1014年、三条天皇は眼病を患い、不老長寿の薬とされる「金液丹きんえきたん 」を服用したと言われています。しかし、この薬には有害な硫黄や水銀が含まれており、天皇の病状はさらに悪化したと考えられています。さらに、1014年と1015年には内裏が相次いで焼失するという災難にも見舞われ、天皇は病の苦しみに加え、大きな心労を抱えることになりました。

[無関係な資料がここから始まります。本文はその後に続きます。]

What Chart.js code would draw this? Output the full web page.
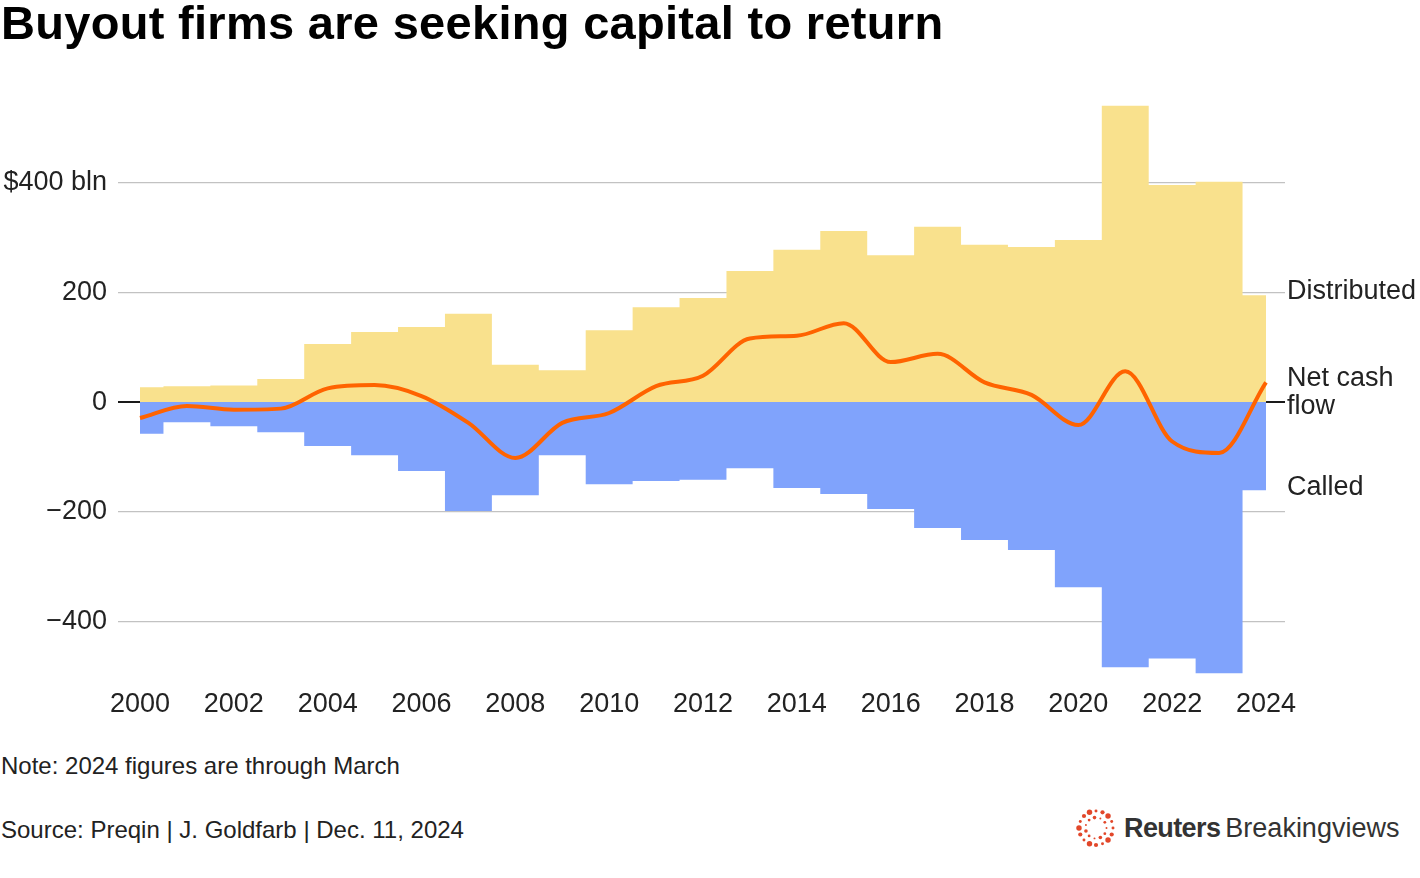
<!DOCTYPE html>
<html lang="en">
<head>
    <meta charset="UTF-8">
    <title>Buyout firms are seeking capital to return</title>
    <script src="https://cdn.jsdelivr.net/npm/chart.js@4.4.1/dist/chart.umd.min.js"></script>
    <style>
        body {
            margin: 0;
            padding: 0;
            background: #fff;
            font-family: 'Liberation Sans', Arial, Helvetica, sans-serif;
            color: #222;
        }

        .page {
            position: relative;
            width: 1420px;
            height: 878px;
            overflow: hidden;
        }

        h1 {
            position: absolute;
            left: 1px;
            top: -5px;
            margin: 0;
            font-size: 47px;
            font-weight: bold;
            letter-spacing: 0.3px;
            color: #000;
        }

        #chart {
            position: absolute;
            left: 0;
            top: 0;
        }

        .note {
            position: absolute;
            left: 1px;
            font-size: 24px;
            color: #222;
        }

        .logo {
            position: absolute;
            left: 1076px;
            top: 808px;
            display: flex;
            align-items: center;
            font-size: 27px;
            color: #333;
        }

        .logo b {
            margin-left: 8px;
            margin-right: 5px;
            letter-spacing: -0.6px;
        }
    </style>
</head>
<body>
    <div class="page">
        <canvas id="chart" width="1420" height="740"></canvas>
        <h1>Buyout firms are seeking capital to return</h1>
        <div class="note" style="top: 752px;">Note: 2024 figures are through March</div>
        <div class="note" style="top: 816px;">Source: Preqin | J. Goldfarb | Dec. 11, 2024</div>
        <div class="logo">
            <svg id="dots" width="40" height="40" viewBox="-20 -20 40 40"></svg>
            <b>Reuters</b><span>Breakingviews</span>
        </div>
    </div>

    <script>
        // Values ($ bln)
        const years = [2000, 2001, 2002, 2003, 2004, 2005, 2006, 2007, 2008, 2009, 2010, 2011,
                       2012, 2013, 2014, 2015, 2016, 2017, 2018, 2019, 2020, 2021, 2022, 2023, 2024];
        const distributed = [27, 29, 30, 42, 106, 128, 137, 161, 68, 58, 131, 173,
                             190, 239, 278, 312, 268, 320, 287, 283, 296, 541, 396, 402, 195];
        const called = [-58, -37, -44, -55, -80, -97, -126, -199, -170, -97, -150, -144,
                        -142, -121, -157, -168, -195, -230, -252, -270, -338, -484, -468, -495, -161];
        const netFlow = [-29, -7, -14, -12, 25, 31, 11, -38, -102, -38, -20, 29,
                         48, 116, 121, 144, 73, 88, 36, 13, -42, 56, -72, -93, 36];
        const xTicks = [2000, 2002, 2004, 2006, 2008, 2010, 2012, 2014, 2016, 2018, 2020, 2022, 2024];
        const yTicks = [-400, -200, 0, 200, 400];

        const toPoints = arr => arr.map((v, i) => ({ x: years[i], y: v }));

        // Series labels to the right of the plot
        const sideLabels = {
            id: 'sideLabels',
            afterDraw(chart) {
                const { ctx, chartArea, scales } = chart;
                const x = chartArea.right + 2;
                ctx.save();
                ctx.font = '27px "Liberation Sans", Arial, sans-serif';
                ctx.fillStyle = '#222';
                ctx.textBaseline = 'middle';
                ctx.fillText('Distributed', x, scales.y.getPixelForValue(201));
                ctx.fillText('Net cash', x, scales.y.getPixelForValue(42));
                ctx.fillText('flow', x, scales.y.getPixelForValue(-8));
                ctx.fillText('Called', x, scales.y.getPixelForValue(-156));
                ctx.restore();
            }
        };

        new Chart(document.getElementById('chart'), {
            type: 'line',
            data: {
                datasets: [
                    {
                        label: 'Net cash flow',
                        data: toPoints(netFlow),
                        borderColor: '#ff6300',
                        borderWidth: 4,
                        pointRadius: 0,
                        fill: false,
                        cubicInterpolationMode: 'monotone',
                        order: 0
                    },
                    {
                        label: 'Distributed',
                        data: toPoints(distributed),
                        stepped: 'middle',
                        borderWidth: 0,
                        pointRadius: 0,
                        backgroundColor: '#f9e18d',
                        fill: 'origin',
                        order: 1
                    },
                    {
                        label: 'Called',
                        data: toPoints(called),
                        stepped: 'middle',
                        borderWidth: 0,
                        pointRadius: 0,
                        backgroundColor: '#80a3fc',
                        fill: 'origin',
                        order: 2
                    }
                ]
            },
            options: {
                responsive: false,
                animation: false,
                layout: {
                    padding: { top: 104, right: 135, left: 0, bottom: 0 }
                },
                plugins: {
                    legend: { display: false },
                    tooltip: { enabled: false }
                },
                scales: {
                    x: {
                        type: 'linear',
                        min: 1999.531,
                        max: 2024.405,
                        afterBuildTicks: s => { s.ticks = xTicks.map(v => ({ value: v })); },
                        afterFit: s => { s.height = 64; },
                        grid: { display: false, drawTicks: false },
                        border: { display: false },
                        ticks: {
                            padding: 12,
                            color: '#222',
                            font: { family: '"Liberation Sans", Arial, sans-serif', size: 27 },
                            callback: v => String(v),
                            maxRotation: 0
                        }
                    },
                    y: {
                        min: -500,
                        max: 544,
                        z: 1,
                        afterBuildTicks: s => { s.ticks = yTicks.map(v => ({ value: v })); },
                        afterFit: s => { s.width = 118; },
                        grid: {
                            drawTicks: false,
                            color: ctx => ctx.tick.value === 0 ? '#1a1a1a' : 'rgba(0,0,0,0.24)',
                            lineWidth: ctx => ctx.tick.value === 0 ? 2 : 1.2
                        },
                        border: { display: false },
                        ticks: {
                            padding: 11,
                            color: '#222',
                            font: { family: '"Liberation Sans", Arial, sans-serif', size: 27 },
                            callback: v => v === 400 ? '$400 bln' : (v < 0 ? '\u2212' + Math.abs(v) : String(v))
                        }
                    }
                }
            },
            plugins: [sideLabels]
        });

        // Reuters dot-ring logo
        const svg = document.getElementById('dots');
        const ns = 'http://www.w3.org/2000/svg';
        const rings = [{ r: 17, n: 16, size: 2.1 }, { r: 10.5, n: 11, size: 1.4 }];
        rings.forEach(ring => {
            for (let i = 0; i < ring.n; i++) {
                const a = (i / ring.n) * Math.PI * 2;
                const c = document.createElementNS(ns, 'circle');
                c.setAttribute('cx', (Math.cos(a) * ring.r).toFixed(2));
                c.setAttribute('cy', (Math.sin(a) * ring.r).toFixed(2));
                c.setAttribute('r', (ring.size * (0.7 + 0.6 * ((i % 3) / 2))).toFixed(2));
                c.setAttribute('fill', '#e2472a');
                svg.appendChild(c);
            }
        });
    </script>
</body>
</html>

そのような厳しい状況の中で、三条天皇は、藤原道長や他の公卿たちから退位を迫られました。百人一首に採られた三条天皇の「心にも あらで憂き世に 長らえば 恋しかるべき 夜半の月かな」という悲しい歌は、多くの公卿たちに離反され、孤立を深めた末の心境が詠まれたものだったのです。三条天皇は、この歌を詠んだ翌年の1017年、自身の皇子である敦明 あつあきら 親王を皇太子にすることを条件に退位しました。

敦明親王のその後

皇太子に立てられた敦明親王でしたが、どの貴族も皇太子関係の官職に就きたがりませんでした。道長も皇太子に伝えるべき壺切つぼきり御剣のみつるぎ を差し出さず、無言の圧力をかけました。こうした周囲の状況を踏まえ、敦明親王は天皇に即位することは難しいと考え、自分から皇太子廃位を願い出ました。

つながれた三条天皇の血統

三条天皇の敦明親王に皇統を継がせる願いは叶いませんでしたが、彼と妍子の間に生まれた禎子さだこ内親王は後朱雀天皇の皇后となり、尊仁たかひと 親王を産みました。この尊仁親王は、後に後三条天皇となり、三条天皇の血統は途絶えることなく受け継がれました。

摂関家の藤原氏から
朝廷の権力を取り戻した後三条天皇

後三条天皇は外戚が三条天皇であったため、これまでの天皇とは異なり、藤原氏と距離を置くことができました。彼は「荘園整理令(延久えんきゅう荘園しょうえん 整理令)」を発布し、荘園制度の改革を断行します。当時、多くの農民が厳しい税の取り立てから逃れるために、権力者である藤原氏に土地を寄進していました。藤原氏はその土地から、名前の使用料として税よりも少ない金額の賄賂を得ることで莫大な利益を得ていたのです。後三条天皇は、このような荘園を整理し、税金が正しく納められるように改革を行い、摂関家の藤原氏から朝廷の権力を取り戻しました。

あとがき

三条天皇の詠んだ歌には、時代の波に抗い苦しんだ天皇の心境が表れています。その歌には、諦観だけでなく、自分の子孫に希望を託し、譲位後は月のように静かにその行く末を見守ろうとする気持ちがあったように感じられます。孫の後三条天皇が、藤原氏から朝廷の権力を奪還したことを三条天皇が知ることができたら、きっと感慨無量だっただろうと思います。


用語

摂関政治
自分の娘を天皇に嫁がせ、天皇を産ませることで、天皇の外戚(母方の親戚)になり、皇室との関係を深め、天皇の代わりに政治を行うこと。
一帝二后
一人の天皇に二人の正妻が同時に存在する状態。藤原道長は「中宮」と「皇后」という本来は同じ意味である名称を使い分けることで「一帝二后」を実現しました。
壺切御剣(つぼきりのみつるぎ)
皇太子または皇嗣に代々受け継がれる太刀。元々は藤原氏の剣を皇位の象徴である草薙剣を模倣して創設されたと考えられていますが、現代でも継承されています。
延久の荘園整理令
後三条天皇が藤原氏や大寺社の経済基盤となっていた荘園を整理し、天皇の権力と国家財政の強化を図る目的で発令された法令。